Tesla, the renowned electric vehicle (EV) pioneer known for disrupting the automotive industry, is experiencing a significant downturn in its financial performance. With a reported 55% drop in profits, the company is feeling the heat from intensifying competition in the EV sector.
This decline in profits aligns with a recent decrease in vehicle sales, signaling potential challenges ahead for the automaker.
In the first quarter of 2023, The EV giant’s financial woes were evident with a revenue of $21.3 billion, marking a 9% decrease from the previous year. Analysts surveyed by Yahoo Finance had anticipated slightly better figures, predicting earnings per share of $0.51 on revenue of $22.15 billion.
However, the company’s operating profits told a more stark story, with just $1.2 billion recorded, a 54% fall from the previous year.
Multiple Setbacks Impact Tesla’s Performance
The company’s Q1 difficulties were compounded by a series of setbacks, including geopolitical tensions, operational challenges, and product issues. The automaker cited the Red Sea crisis and an arson attack at its Gigafactory Berlin as significant disruptions.
Additionally, the phased rollout of the revised Model 3 at its Fremont, California, factory has not gone as smoothly as planned, further impacting its quarterly outcomes.
Tesla's tough times continue as stock plummets, layoffs loom, and operating profit expected to drop. Is the anti-woke stance to blame? #Tesla #BusinessNews. pic.twitter.com/krjJkHRbua
— josh crespo (@period3jc) April 25, 2024
Tesla’s Strategic Shifts and Regulatory Credit Gains
Despite the challenges in pure electric vehicle sales, the brand has managed to gain financially from regulatory credits. In the first quarter, the company received $442 million in zero-emissions tax credits, which has been a small cushion against the backdrop of falling sales.
This gain underscores the complex dynamics of the EV market, where regulatory incentives continue to play a crucial role.
Cybertruck Launch Amid Recall Concerns
The launch of the Cybertruck, Tesla’s highly anticipated electric pickup, brought both excitement and additional scrutiny. Following its debut, issues such as a recall due to a loose accelerator pedal that could cause the vehicle to get stuck at maximum speed have marred its reception.
Despite these concerns, the EV company did not directly address the recall in its earnings announcement, focusing instead on forward-looking statements and ongoing projects.
Tesla’s Cost-Cutting Measures and Workforce Reduction
In response to the financial and market pressures, Tesla has implemented significant cost-cutting measures, including laying off more than 10% of its global workforce. This decision reflects the broader industry trend of adjusting to a slower market for electric cars and is part of its efforts to stabilize its financial footing.
Elon Musk, the company’s CEO, has cautioned investors that the projected 50% revenue increase in 2024 might face hurdles, indicating potential continued volatility.

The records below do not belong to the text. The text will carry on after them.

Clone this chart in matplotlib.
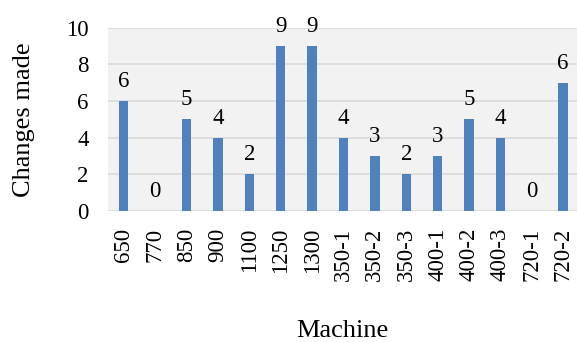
import matplotlib
matplotlib.use("Agg")
import matplotlib.pyplot as plt

# data
machines = ["650", "770", "850", "900", "1100", "1250", "1300", "350-1",
            "350-2", "350-3", "400-1", "400-2", "400-3", "720-1", "720-2"]
changes = [6, 0, 5, 4, 2, 9, 9, 4, 3, 2, 3, 5, 4, 0, 7]
labels = ["6", "0", "5", "4", "2", "9", "9", "4", "3", "2", "3", "5", "4", "0", "6"]
yticks = [0, 2, 4, 6, 8, 10]

plt.rcParams["font.family"] = ["Liberation Serif", "DejaVu Serif"]

fig = plt.figure(figsize=(5.77, 3.42), dpi=100)
ax = fig.add_axes([108 / 577, 1 - 211 / 342, 469 / 577, 183.5 / 342])
ax.set_facecolor("#F2F2F2")

x = range(len(machines))
bars = ax.bar(x, changes, width=0.3, color="#4F81BD", zorder=3)

for bar, lab in zip(bars, labels):
    ax.annotate(lab, (bar.get_x() + bar.get_width() / 2, bar.get_height()),
                xytext=(0, 6.5), textcoords="offset points",
                ha="center", va="bottom", fontsize=16.5, annotation_clip=False)

ax.set_xlim(-0.5, 14.44)
ax.set_ylim(0, 10)
ax.set_yticks(yticks)
ax.set_xticks(list(x))
ax.set_xticklabels(machines, rotation=90, fontsize=16.5)
ax.tick_params(axis="y", labelsize=16.5, length=0, pad=14)
ax.tick_params(axis="x", length=0, pad=12)
ax.grid(axis="y", color="#D9D9D9", linewidth=1.2, zorder=0)
for s in ax.spines.values():
    s.set_visible(False)

ax.set_ylabel("Changes made", fontsize=19, labelpad=22)
ax.set_xlabel("Machine", fontsize=19, labelpad=28)

fig.savefig("out.png", dpi=100)
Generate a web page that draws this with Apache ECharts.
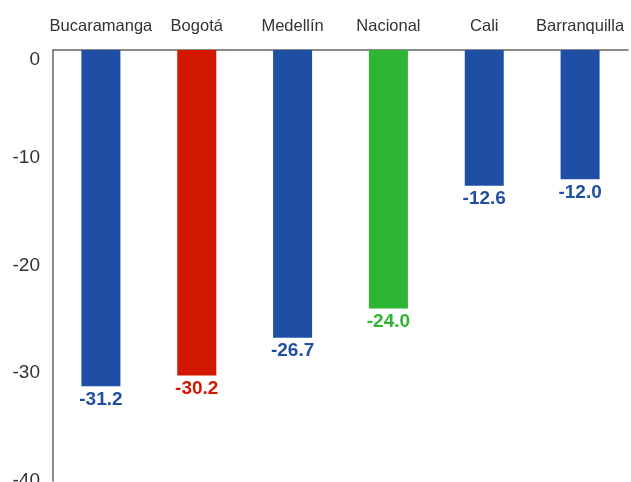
<!DOCTYPE html>
<html><head><meta charset="utf-8">
<script src="https://cdn.jsdelivr.net/npm/echarts@6/dist/echarts.min.js"></script>
<style>html,body{margin:0;padding:0;background:#fff}#c{width:631px;height:482px}</style>
</head><body><div id="c"></div>
<script>
const categories = ["Bucaramanga", "Bogotá", "Medellín", "Nacional", "Cali", "Barranquilla"];
const values = [-31.2, -30.2, -26.7, -24.0, -12.6, -12.0];
const barColors = ["#1f4fa5", "#d41800", "#1f4fa5", "#2db534", "#1f4fa5", "#1f4fa5"];
const yTicks = [-40, -30, -20, -10, 0];

const chart = echarts.init(document.getElementById('c'));
chart.setOption({
  animation: false,
  grid: { left: 53, right: 3, top: 50, bottom: 1, containLabel: false, outerBoundsMode: 'none' },
  xAxis: {
    type: 'category', data: categories, position: 'top',
    axisLine: { show: true, lineStyle: { color: '#666', width: 1.5 } },
    axisTick: { show: false },
    axisLabel: { color: '#333', fontSize: 16.5, fontFamily: 'Liberation Sans', margin: 15, interval: 0 }
  },
  yAxis: {
    type: 'value', min: yTicks[0], max: yTicks[yTicks.length - 1], interval: 10,
    axisLine: { show: true, lineStyle: { color: '#666', width: 1.5 } },
    axisTick: { show: false },
    splitLine: { show: false },
    axisLabel: { color: '#333', fontSize: 19, fontFamily: 'Liberation Sans', margin: 13,
      verticalAlignMaxLabel: 'top', padding: [0, 0, 4, 0] }
  },
  series: [{
    type: 'bar', barWidth: 39,
    data: values.map((v, i) => ({ value: v, itemStyle: { color: barColors[i] },
      label: { color: barColors[i] } })),
    label: { show: true, position: 'bottom', distance: 4, fontSize: 19, fontWeight: 'bold',
      fontFamily: 'Liberation Sans', formatter: p => p.value.toFixed(1) }
  }]
});
</script></body></html>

Innovations and Future Prospects
Despite the current downturn, Tesla remains optimistic about its future innovations and market strategies. The company is actively investing in AI infrastructure, having spent $1 billion in recent months to enhance its computing and software capabilities.
Tesla also hinted at upcoming projects like a ride-hailing app integrated with the company’s products and a promising robotaxi network, suggesting a strategic pivot to diversify its offerings and revenue streams.
A Critical Juncture for Tesla
As Tesla navigates through these turbulent times, the company stands at a critical juncture. With ongoing investments in technology and new market strategies, Tesla aims to rebound from the current setbacks and continue its leadership in the EV industry.
Investors and market watchers remain cautiously optimistic, eager to see how the company’s adjustments will play out in an increasingly competitive and unpredictable market.